Questa custom sinora non ha sfondato come avrebbe meritato. Ora torna sotto i riflettori con un abito scuro, grintoso ed elegante, e con una sella che aiuta anche chi non ha zampe da fenicottero. Peccato che il prezzo resti ancora un po' salato...
COLPO IN CANNA Se infatti sinora c'è un aggettivo che meglio di altri fotografa la Moto Guzzi Bellagio e la sua storia, questo è probabilmente "incompresa". Da quando è stata lanciata nel 2007, la più recente tra le custom di Mandello del Lario è stata venduta a malapena in un migliaio di pezzi. Sono tutto sommato pochini, in senso assoluto e, a maggior ragione, alla luce delle molte qualità della moto. Se a questa Guzzi è rimasto un po' il colpo in canna è per una serie di concause. In primis, la stessa Casa ha preferito spingere più altri modelli da un punto di vista mediatico, lasciando la Bellagio un po' lontana dalle luci della ribalta.
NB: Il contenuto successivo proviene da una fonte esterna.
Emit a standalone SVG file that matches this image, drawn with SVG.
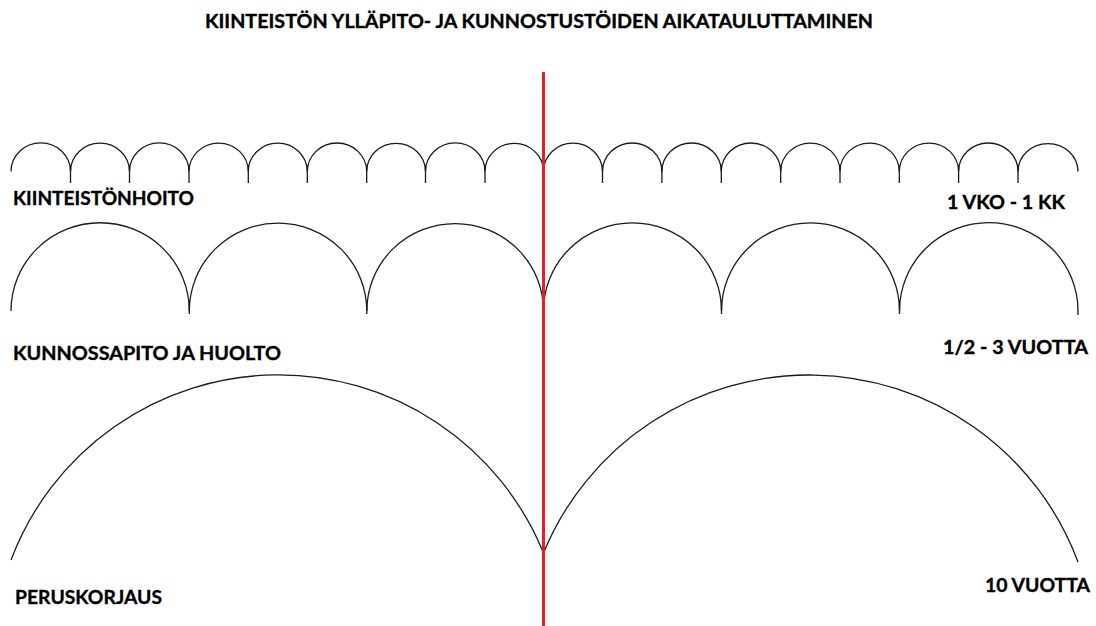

PICCOLI NEI A ben vedere c'è ancora un po' troppa plastica là dove ci si aspetterebbe di trovare metallo, come a livello dei parafanghi, delle cornici del faro e della strumentazione ma nel complesso la Bellagio Aquila Nera appaga tanto la vista quanto il tatto. Tra l'altro, con questa versione, come si accennava al'inizio, anche le terga hanno la loro parte. La sella biposto è meglio conformata rispetto a quella della primissima serie ed è più sciancrata lungo i fianchi, per permettere a chiunque di poggiare saldamente i piedi per terra nel traffico cittadino.
CUORE GENEROSO Dal motore arrivano solo belle conferme. Il tradizionale V2 si dimostra in configurazione 940 più in palla che mai. Si avvia lesto, vibra pochissimo a tutti i regimi e sale rapidamente di giri, con una colonna sonora allo scarico urbana ma comunque piacevole. Ai bassi è regolare e gira senza strappi o ruvidità, pronto a sgranchirsi le bielle ben supportato da un cambio abbastanza svelto, silenzioso e preciso.